• _RAW DATA_
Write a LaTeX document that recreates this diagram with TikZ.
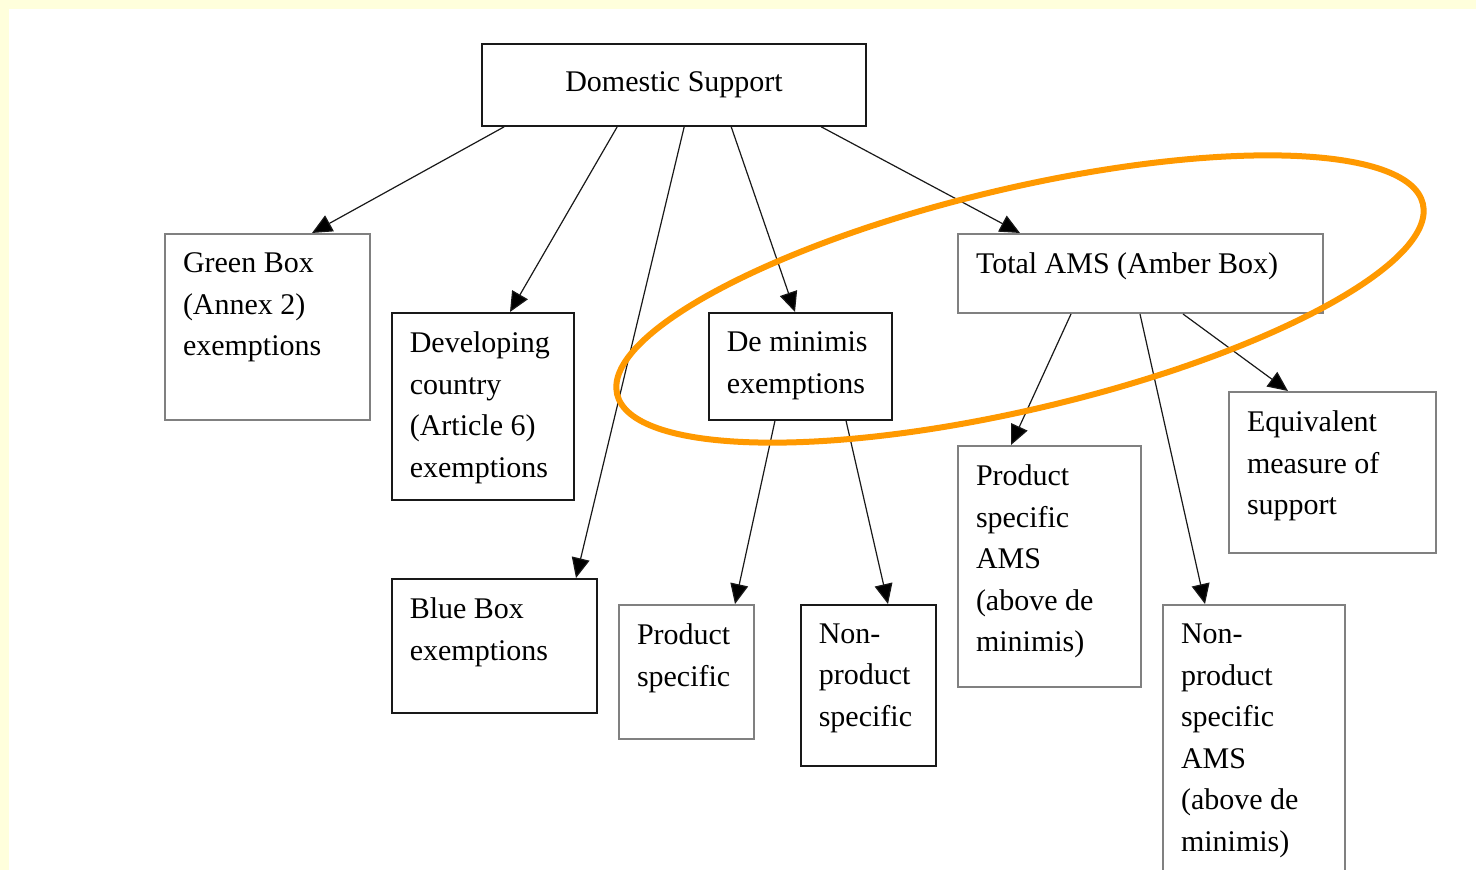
\documentclass[tikz,border=0pt]{standalone}
\usepackage{fontspec}
\setmainfont{Liberation Serif}
\usetikzlibrary{calc,arrows.meta}
\definecolor{paleyellow}{RGB}{255,255,220}
\definecolor{ambercol}{RGB}{255,153,0}
\newcommand{\boxtext}[3]{\parbox[t][#2][t]{#1}{#3}}

\begin{document}
\begin{tikzpicture}[x=1pt,y=-1pt,font=\fontsize{30}{41.5}\selectfont,
    box/.style={draw=black!90,line width=1.6pt,inner xsep=18pt,inner ysep=19pt,anchor=north west},
    greybox/.style={box,draw=black!50,line width=2pt},
    link/.style={draw=black!90,line width=1.2pt,-{Triangle[length=20pt,width=18pt,fill=black]}}]
          \useasboundingbox (0,0) rectangle (1476,870);
          \fill[paleyellow] (0,0) rectangle (1476,870);
          \fill[white] (9,9) rectangle (1476,870);
          % top box
          \node[box,anchor=center,minimum width=384pt,minimum height=82pt,inner sep=0pt] (ds) at (674,85) {Domestic Support};
          % second row
          \node[greybox] (gb) at (164,233) {\boxtext{169pt}{148pt}{Green Box\\(Annex 2)\\exemptions}};
          \node[box] (dev) at (391,312) {\boxtext{146pt}{149pt}{Developing\\country\\(Article 6)\\exemptions}};
          \node[box] (blue) at (391,578) {\boxtext{169pt}{96pt}{Blue Box\\exemptions}};
          \node[box] (demin) at (708,312) {\boxtext{147pt}{69pt}{De minimis\\exemptions}};
          \node[greybox] (tams) at (957,233) {\boxtext{329pt}{41pt}{Total AMS (Amber Box)}};
          % lower boxes
          \node[greybox] (ps) at (618,604) {\boxtext{99pt}{96pt}{Product\\specific}};
          \node[box] (nps) at (800,604) {\boxtext{99pt}{123pt}{Non-\\product\\specific}};
          \node[greybox] (psams) at (957,445) {\boxtext{147pt}{203pt}{Product\\specific\\AMS\\(above de\\minimis)}};
          \node[greybox] (eq) at (1228,391) {\boxtext{171pt}{123pt}{Equivalent\\measure of\\support}};
          \node[greybox] (npsams) at (1162,604) {\boxtext{146pt}{237pt}{Non-\\product\\specific\\AMS\\(above de\\minimis)}};
          % arrows
          \draw[link] ($(ds.south west)+(23,0)$) -- ($(gb.north west)+(148,0)$);
          \draw[link] ($(ds.south west)+(136,0)$) -- ($(dev.north west)+(119,0)$);
          \draw[link] ($(ds.south west)+(203,0)$) -- ($(blue.north west)+(185,0)$);
          \draw[link] ($(ds.south west)+(250,0)$) -- ($(demin.north west)+(87,0)$);
          \draw[link] ($(ds.south west)+(340,0)$) -- ($(tams.north west)+(63,0)$);
          \draw[link] ($(demin.south west)+(67,0)$) -- ($(ps.north west)+(117,0)$);
          \draw[link] ($(demin.south west)+(138,0)$) -- ($(nps.north west)+(88,0)$);
          \draw[link] ($(tams.south west)+(114,0)$) -- ($(psams.north west)+(54,0)$);
          \draw[link] ($(tams.south west)+(183,0)$) -- ($(npsams.north west)+(43,0)$);
          \draw[link] ($(tams.south west)+(226,0)$) -- ($(eq.north west)+(60,0)$);
          % amber ring
          \draw[ambercol,line width=6pt,shift={(1020,299)},rotate=13.3] (0,0) ellipse [x radius=414pt,y radius=110.5pt];
        \end{tikzpicture}
\end{document}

• _REQUIRED WORK_
Leave out the pictures and restate everything else word for word.

• _EXPECTED OUTPUT_
Write a LaTeX document that recreates this diagram with TikZ.
\documentclass[tikz,border=0pt]{standalone}
\usepackage{fontspec}
\setmainfont{Liberation Serif}
\usetikzlibrary{calc,arrows.meta}
\definecolor{paleyellow}{RGB}{255,255,220}
\definecolor{ambercol}{RGB}{255,153,0}
\newcommand{\boxtext}[3]{\parbox[t][#2][t]{#1}{#3}}

\begin{document}
\begin{tikzpicture}[x=1pt,y=-1pt,font=\fontsize{30}{41.5}\selectfont,
    box/.style={draw=black!90,line width=1.6pt,inner xsep=18pt,inner ysep=19pt,anchor=north west},
    greybox/.style={box,draw=black!50,line width=2pt},
    link/.style={draw=black!90,line width=1.2pt,-{Triangle[length=20pt,width=18pt,fill=black]}}]
          \useasboundingbox (0,0) rectangle (1476,870);
          \fill[paleyellow] (0,0) rectangle (1476,870);
          \fill[white] (9,9) rectangle (1476,870);
          % top box
          \node[box,anchor=center,minimum width=384pt,minimum height=82pt,inner sep=0pt] (ds) at (674,85) {Domestic Support};
          % second row
          \node[greybox] (gb) at (164,233) {\boxtext{169pt}{148pt}{Green Box\\(Annex 2)\\exemptions}};
          \node[box] (dev) at (391,312) {\boxtext{146pt}{149pt}{Developing\\country\\(Article 6)\\exemptions}};
          \node[box] (blue) at (391,578) {\boxtext{169pt}{96pt}{Blue Box\\exemptions}};
          \node[box] (demin) at (708,312) {\boxtext{147pt}{69pt}{De minimis\\exemptions}};
          \node[greybox] (tams) at (957,233) {\boxtext{329pt}{41pt}{Total AMS (Amber Box)}};
          % lower boxes
          \node[greybox] (ps) at (618,604) {\boxtext{99pt}{96pt}{Product\\specific}};
          \node[box] (nps) at (800,604) {\boxtext{99pt}{123pt}{Non-\\product\\specific}};
          \node[greybox] (psams) at (957,445) {\boxtext{147pt}{203pt}{Product\\specific\\AMS\\(above de\\minimis)}};
          \node[greybox] (eq) at (1228,391) {\boxtext{171pt}{123pt}{Equivalent\\measure of\\support}};
          \node[greybox] (npsams) at (1162,604) {\boxtext{146pt}{237pt}{Non-\\product\\specific\\AMS\\(above de\\minimis)}};
          % arrows
          \draw[link] ($(ds.south west)+(23,0)$) -- ($(gb.north west)+(148,0)$);
          \draw[link] ($(ds.south west)+(136,0)$) -- ($(dev.north west)+(119,0)$);
          \draw[link] ($(ds.south west)+(203,0)$) -- ($(blue.north west)+(185,0)$);
          \draw[link] ($(ds.south west)+(250,0)$) -- ($(demin.north west)+(87,0)$);
          \draw[link] ($(ds.south west)+(340,0)$) -- ($(tams.north west)+(63,0)$);
          \draw[link] ($(demin.south west)+(67,0)$) -- ($(ps.north west)+(117,0)$);
          \draw[link] ($(demin.south west)+(138,0)$) -- ($(nps.north west)+(88,0)$);
          \draw[link] ($(tams.south west)+(114,0)$) -- ($(psams.north west)+(54,0)$);
          \draw[link] ($(tams.south west)+(183,0)$) -- ($(npsams.north west)+(43,0)$);
          \draw[link] ($(tams.south west)+(226,0)$) -- ($(eq.north west)+(60,0)$);
          % amber ring
          \draw[ambercol,line width=6pt,shift={(1020,299)},rotate=13.3] (0,0) ellipse [x radius=414pt,y radius=110.5pt];
        \end{tikzpicture}
\end{document}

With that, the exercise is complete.